The zero-day options trade that has taken Wall Street by storm will finally arrive in Europe next week, in a fresh test for the region’s long-struggling capital markets.
(Bloomberg) — The zero-day options trade that has taken Wall Street by storm will finally arrive in Europe next week, in a fresh test for the region’s long-struggling capital markets.
Starting Monday, Deutsche Boerse AG’s Eurex will list Euro Stoxx 50 (SX5E) derivatives that expire every weekday, following US peers who introduced the now-booming contracts tied to the S&P 500 last year. Every trading session, investors in Europe will be able to buy and sell derivatives expiring the same day, known as zero-days-to-expiration contracts, or 0DTE.
Their introduction unleashed a torrent of trading activity on the other side of the Atlantic, as retail and institutional investors used them as a tool for speculation and hedging.
At one point this month 0DTE accounted for a record 55% of the trading volume for options tied to the S&P 500, according to data compiled by Nomura Securities International. The derivatives have grown so popular that some now fear they’re swaying America’s benchmark equity gauge itself.
In Europe, the level of demand for the contracts will be closely watched by participants looking for signs of life in the moribund market.
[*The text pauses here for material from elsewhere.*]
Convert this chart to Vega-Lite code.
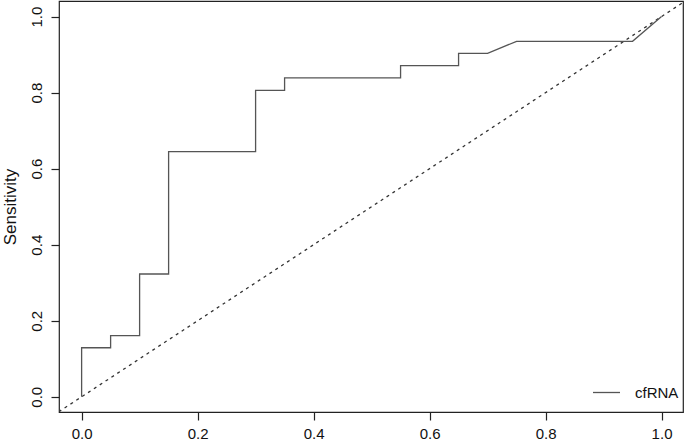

But amid the chronic underperformance of equity benchmarks, dwindling stock listings and stagnant volumes, the options face an uphill battle to have an impact.
“You don’t have that same kind of pent-up demand,” said Kieran Diamond, a London-based derivatives strategist at UBS Group AG. “And the S&P just has a very strong track record as the main global liquidity pool for equity volatility.”
As of Tuesday, the daily notional amount of Euro Stoxx 50 options traded averaged $45 billion over the past month, data compiled by UBS show. For the US benchmark, the equivalent figure was nearly $1.3 trillion.
Even before the addition of Tuesday and Thursday expirations last year — which made it possible to trade S&P 500 products expiring every weekday — weekly options had been growing in popularity in the US, Diamond noted. In contrast, activity in options tied to the SX5E is mainly focused on monthly contracts.
While the new expirations are unlikely to generate a frenzy to match the US, they may still lift volumes, with trading pros as the main users, according to Patrick Bonouvrie, head of European index derivatives trading at Optiver BV.
“There’s been a clear trend globally in investors showing greater preference for shorter-dated options,” Bonouvrie said by email. “Daily options allow for the hedging of very specific risks – such as ECB events – that couldn’t be hedged with the same granularity before.”
Eurex has previously said the new contracts are a response to increasingly strong demand from institutions for more options with short-term expiries. Alongside the introduction of daily expirations, the derivatives will also now settle at the stock-market close of 5:30 p.m. Central European Time, instead of the current midday settlement. That will allow greater scope to trade events during the market day.
The new derivatives are unlikely to find much retail investor interest, however. Day traders have turned out to be a notable driver of the 0DTE boom in the US, the exchange at the center of the frenzy said this week. But retail participation overall in the equity market in Europe is substantially lower than across the Atlantic, suggesting a key source of demand simply isn’t present.
To some, that may be no bad thing. Strategists in the US have speculated that 0DTE activity is now so large it can move the S&P 500, as option dealers rush to hedge their own positions while traders furiously buy and sell contracts in response to intraday swings.
It’s all the subject of a heated debate with no end in sight — one that Europe is unlikely to be part of any time soon.